Jeanne-Claude
Je me souviens de tout. De ces soirées où je sortais toutes les nuits avec elle.
Du Paris de l’époque. De l’art, du jazz, de la poésie, des films. Dans ce bouillon de créativité, les jeunes taguaient les murs, prenant la ville pour une gigantesque toile.
‘Sous les pavés, la plage’. Quelqu’un avait écrit ça quelque part.
J’étais de ceux-là. Enfin pour être plus précise, j’étais de celles et de ceux que ce chaos et cette créativité attiraient.
Cela me tentait, mais je n’arrivais pas à créer. Je ne parvenais pas à me défaire de ce sentiment indicible, au creux de ma poitrine, qui s’apparentait à de l’impatience.
Sa famille à elle était aisée, elle vivait loin du besoin. Elle pouvait avoir tous les hommes à ses pieds sans même lever le petit doigt.
Elle avait tout ce qu’elle pouvait désirer : les belles robes, les bijoux, les repas fastueux, les voyages de luxe. Et malgré tout, elle me tirait par la manche pour m’inviter :
« Allons-y ! » « Où ? » « N’importe ! Là où on sera libres. ».
« Dis, tu sais ? La liberté, c’est de ne rien posséder. »
Un jour, elle me dit qu’elle avait rencontré un homme étrange.
« Un étudiant en art qui venait de Bulgarie, qui était venue chez elle pour faire le portrait de sa mère.
- « Voilà, c’est fini » me dit-il, en me tendant une toile enroulée dans un papier ciré et ficelé grossièrement.
Sous le papier, ce n’était pas le visage de ma mère que je découvris, mais le mien !
Alors que je m’apprêtais à l’ouvrir, il me dit :
- « Ne l’ouvre pas. »
- « Pourquoi ? »
- « Parce que l’emballage lui-même constitue l’œuvre. »
C’est bizarre, n’est-ce pas ? », me dit-elle en riant.
Mais moi, j’avais envie d’en savoir plus sur ce garçon.
Boris Vian mourut quelques jours après la fin de l’été.
Deux ans après, un mur fut construit à Berlin pour séparer l’Est et l’Ouest de l’Allemagne.
L’année suivante, la rue Visconti dans le 7° arrondissement fut murée par des barils de pétrole.
Ces barils, qui avaient surpris les Parisiens, furent immédiatement enlevés par la police.

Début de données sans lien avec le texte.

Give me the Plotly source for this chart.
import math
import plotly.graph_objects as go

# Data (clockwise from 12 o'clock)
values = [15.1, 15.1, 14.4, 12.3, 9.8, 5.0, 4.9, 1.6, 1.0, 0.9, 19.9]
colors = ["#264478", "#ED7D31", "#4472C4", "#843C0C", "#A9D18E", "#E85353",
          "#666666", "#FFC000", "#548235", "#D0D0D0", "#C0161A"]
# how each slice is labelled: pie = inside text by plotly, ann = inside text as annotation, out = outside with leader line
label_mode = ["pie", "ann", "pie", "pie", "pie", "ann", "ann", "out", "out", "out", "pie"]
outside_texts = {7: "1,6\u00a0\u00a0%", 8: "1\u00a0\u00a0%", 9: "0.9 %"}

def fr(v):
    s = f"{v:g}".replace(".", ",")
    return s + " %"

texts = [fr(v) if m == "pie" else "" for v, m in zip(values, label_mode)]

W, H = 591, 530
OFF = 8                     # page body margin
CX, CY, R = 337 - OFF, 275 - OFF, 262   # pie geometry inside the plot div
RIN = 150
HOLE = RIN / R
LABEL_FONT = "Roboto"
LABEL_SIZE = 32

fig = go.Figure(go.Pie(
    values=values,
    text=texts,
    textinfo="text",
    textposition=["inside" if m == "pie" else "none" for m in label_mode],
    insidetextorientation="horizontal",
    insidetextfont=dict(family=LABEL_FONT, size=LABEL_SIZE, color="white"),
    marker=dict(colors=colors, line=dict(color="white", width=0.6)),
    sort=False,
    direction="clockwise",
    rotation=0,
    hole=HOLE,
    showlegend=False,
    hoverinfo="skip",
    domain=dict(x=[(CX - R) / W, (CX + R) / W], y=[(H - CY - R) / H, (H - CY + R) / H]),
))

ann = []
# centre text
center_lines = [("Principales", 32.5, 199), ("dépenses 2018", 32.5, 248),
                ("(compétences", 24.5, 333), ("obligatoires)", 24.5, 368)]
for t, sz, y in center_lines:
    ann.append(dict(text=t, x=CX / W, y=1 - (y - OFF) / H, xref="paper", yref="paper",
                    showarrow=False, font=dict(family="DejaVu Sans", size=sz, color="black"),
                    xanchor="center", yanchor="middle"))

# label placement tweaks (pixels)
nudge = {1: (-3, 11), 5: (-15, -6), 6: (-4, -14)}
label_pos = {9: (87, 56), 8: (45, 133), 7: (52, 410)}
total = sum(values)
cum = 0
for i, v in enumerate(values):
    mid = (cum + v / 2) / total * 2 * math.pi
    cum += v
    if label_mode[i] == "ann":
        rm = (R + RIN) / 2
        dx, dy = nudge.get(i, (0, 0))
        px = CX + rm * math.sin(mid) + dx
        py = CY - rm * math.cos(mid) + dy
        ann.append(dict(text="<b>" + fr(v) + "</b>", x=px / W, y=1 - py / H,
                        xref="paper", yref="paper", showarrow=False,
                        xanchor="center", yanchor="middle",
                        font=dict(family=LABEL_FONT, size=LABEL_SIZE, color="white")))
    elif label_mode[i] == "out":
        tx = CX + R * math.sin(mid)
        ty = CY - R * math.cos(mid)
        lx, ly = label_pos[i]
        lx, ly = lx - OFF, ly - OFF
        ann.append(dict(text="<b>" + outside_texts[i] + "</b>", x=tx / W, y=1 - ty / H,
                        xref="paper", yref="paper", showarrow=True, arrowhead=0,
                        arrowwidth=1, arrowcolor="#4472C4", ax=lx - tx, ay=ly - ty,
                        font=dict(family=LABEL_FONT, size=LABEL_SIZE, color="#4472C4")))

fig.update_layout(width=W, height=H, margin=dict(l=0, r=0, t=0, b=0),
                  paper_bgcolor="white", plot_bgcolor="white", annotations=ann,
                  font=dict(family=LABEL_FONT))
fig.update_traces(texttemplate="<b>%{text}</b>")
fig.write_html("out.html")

Mais cette image indélébile avait déjà imprimé nos pupilles.
C’était leur œuvre. C’était le plus beau méfait du monde.
Je lui demandais : « Qu’y a-t’il caché sous cette toile ? »
Elle me répondit : « Quelque chose que je voudrais te montrer. »
Ce n’était certainement pas un mensonge, mais la vérité. Pas un rêve, mais la réalité. Pas un fantôme, mais quelque chose de bien réel.
Elle me dit : « Toute la laideur du monde, sa saleté, tout son trouble et sa stagnation. C’est tout cela qui fait que nous vivons dans un monde magnifique.
C’est pour que les gens s’en rendent compte, que nous créons tout cela.
C’est pour éradiquer les horreurs qui pullulent dans ce monde.
Et pour le reconstruire. J’irai jusqu’au bout. J’irai partout avec lui. »
Et ils s’éclipsèrent.
Moi, comme d’habitude, après être sortie d’un club de jazz de la rive gauche, j’attendais l’aube se lever, assise seule sur un banc du Pont-Neuf.
Je savais qu’elle reviendrait ici, un jour. Avec lui.
Pour réparer ce monde mis en pièces, pour bien l’attacher et l’envelopper dans une belle étoffe.
J’avais pris ma décision. Je les attendrais. Une aube, et une autre, je les attendrais autant d’aubes qu’il faudra.
A cette époque, j’adorais cet avenir dont j’ignorais le jour exact de son avènement.
C’était irrésistible, c’était mon seul trésor.